Do this: Exactly the lines from the start of the data below through the line that contains "errors = [delefilcon_err, senofilcon_err, nesofilcon_err]" are to be copied, with pictures left out.

Source excerpt:
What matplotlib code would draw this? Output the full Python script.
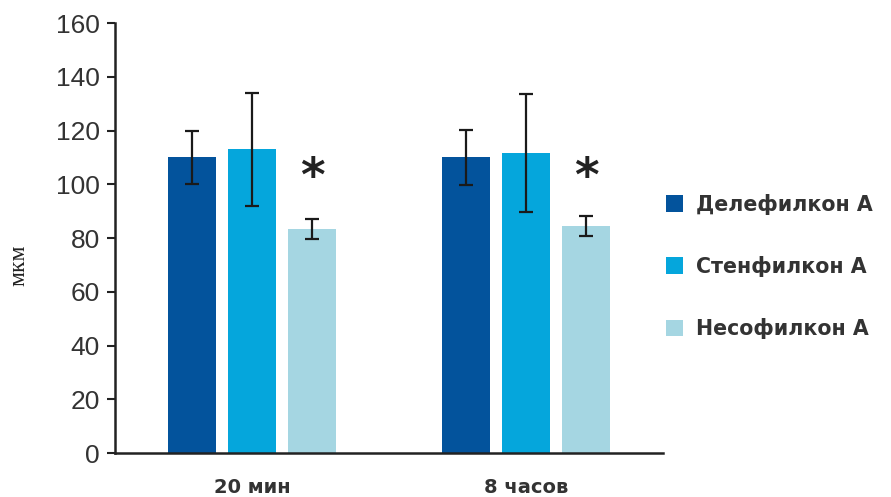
import numpy as np
import matplotlib.pyplot as plt
from matplotlib.patches import Patch

# data
groups = ["20 мин", "8 часов"]
series = ["Делефилкон А", "Стенфилкон А", "Несофилкон А"]
delefilcon = [110, 110]
delefilcon_err = [10, 10.3]
senofilcon = [113, 111.5]
senofilcon_err = [21, 22]
nesofilcon = [83.5, 84.5]
nesofilcon_err = [3.7, 3.8]
star_y = [102, 102]

colors = ["#03539c", "#05a6dc", "#a5d6e2"]
values = [delefilcon, senofilcon, nesofilcon]
errors = [delefilcon_err, senofilcon_err, nesofilcon_err]

fig = plt.figure(figsize=(8.91, 4.97), dpi=100)
ax = fig.add_axes([0.129, 0.0885, 0.615, 0.8652])

x = np.arange(len(groups))
w = 0.175
step = 0.219
for i in range(3):
    ax.bar(x + (i - 1) * step, values[i], width=w, color=colors[i],
           yerr=errors[i], capsize=5,
           error_kw=dict(ecolor="#1a1a1a", elinewidth=1.6, capthick=1.6))

for j in range(len(groups)):
    ax.text(x[j] + step, star_y[j], "*", ha="center", va="center",
            fontsize=34, fontweight="bold", color="#222222",
            family="DejaVu Sans")

ax.set_xlim(-0.5, 1.5)
ax.set_ylim(0, 160)
ax.set_yticks(range(0, 161, 20))
ax.set_xticks(x)
ax.set_xticklabels(groups, fontsize=14, fontweight="bold", color="#333333",
                   family="DejaVu Sans")
ax.tick_params(axis="x", length=0, pad=18)
ax.tick_params(axis="y", direction="out", length=6, width=1.5,
               color="#222222", labelsize=19, labelcolor="#333333", pad=5)
for lab in ax.get_yticklabels():
    lab.set_family("Liberation Sans")

for s in ["top", "right"]:
    ax.spines[s].set_visible(False)
for s in ["left", "bottom"]:
    ax.spines[s].set_linewidth(1.8)
    ax.spines[s].set_color("#222222")

fig.text(0.021, 0.467, "мкм", rotation=90, ha="center", va="center",
         fontsize=17, family="Liberation Serif", color="#222222")

handles = [Patch(facecolor=c, edgecolor="none") for c in colors]
leg = fig.legend(handles, series, loc="upper left",
                 bbox_to_anchor=(0.738, 0.627), frameon=False,
                 handlelength=0.85, handleheight=0.85, handletextpad=0.6,
                 labelspacing=2.0, borderaxespad=0,
                 prop=dict(family="DejaVu Sans", weight="bold", size=14.8))
for t in leg.get_texts():
    t.set_color("#333333")

fig.savefig("out.png", dpi=100)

Output below:
What matplotlib code would draw this? Output the full Python script.
import numpy as np
import matplotlib.pyplot as plt
from matplotlib.patches import Patch

# data
groups = ["20 мин", "8 часов"]
series = ["Делефилкон А", "Стенфилкон А", "Несофилкон А"]
delefilcon = [110, 110]
delefilcon_err = [10, 10.3]
senofilcon = [113, 111.5]
senofilcon_err = [21, 22]
nesofilcon = [83.5, 84.5]
nesofilcon_err = [3.7, 3.8]
star_y = [102, 102]

colors = ["#03539c", "#05a6dc", "#a5d6e2"]
values = [delefilcon, senofilcon, nesofilcon]
errors = [delefilcon_err, senofilcon_err, nesofilcon_err]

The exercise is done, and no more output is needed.